Marcus Gardley is a poet-playwright who is the recent James Baldwin Fellow, one of 50 USA award recipients for 2012. He is also the 2011 PEN Laura Pels award winner for Mid-Career Playwright and a Mellon Foundation Playwright in Residence Grantee with Victory Gardens in Chicago. The New Yorker describes Gardley as "the heir to Garcia Lorca, Pirandello and Tennessee Williams." His most recent production, Every Tongue Confess premiered at Arena Stage starring Phylicia Rashad and directed by Kenny Leon. It was nominated for the Steinberg New Play Award, the Charles MacArthur Award for Best Play and was the recipient of the Edgerton New Play Award. His musical, On The Levee premiered last summer at Lincoln Center and was nominated for 11 Audelco Awards including outstanding playwright.
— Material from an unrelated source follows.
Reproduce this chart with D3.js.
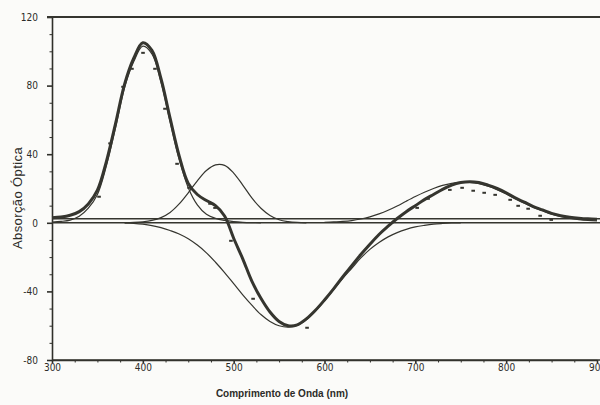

Last Spring, his critically acclaimed epic And Jesus moonwalks the Mississippi was produced at the Cutting Ball Theater and received the SF Bay Area Theater Critics Circle Award had two sold-out extensions. His Bay Area plays: This World in a Woman's Hands (October 2009) and Love is a Dream House in Lorin (March 2007) have been hailed as the best in Bay Area theater. The latter was nominated for the National Critics Steinberg New Play Award. He has had six plays produced including: dance of the holy ghosts at Yale Repertory Theatre (now under a Broadway option,) (L)imitations of Life, at the Empty Space in Seattle, WA and like sun fallin' in the mouth at the National Black Theatre Festival. He is the recipient of the 2011 Aetna New Voice Fellowship at Hartford Stage, the Hellen Merrill Award, a Kellsering Honor, the Gerbode Emerging Playwright Award, the National Alliance for Musical Theatre Award, a Mid-Atlantic Arts Foundation Grant, a NEA/TCG Playwriting Participant Residency, the Eugene O'Neill Memorial Scholarship and the ASCAP Cole Porter Prize. He holds an MFA in Playwriting from the Yale Drama School and is a member of The Dramatists Guild and the Lark Play Development Center. Gardley is a professor of Theater and Performance Studies at Brown University.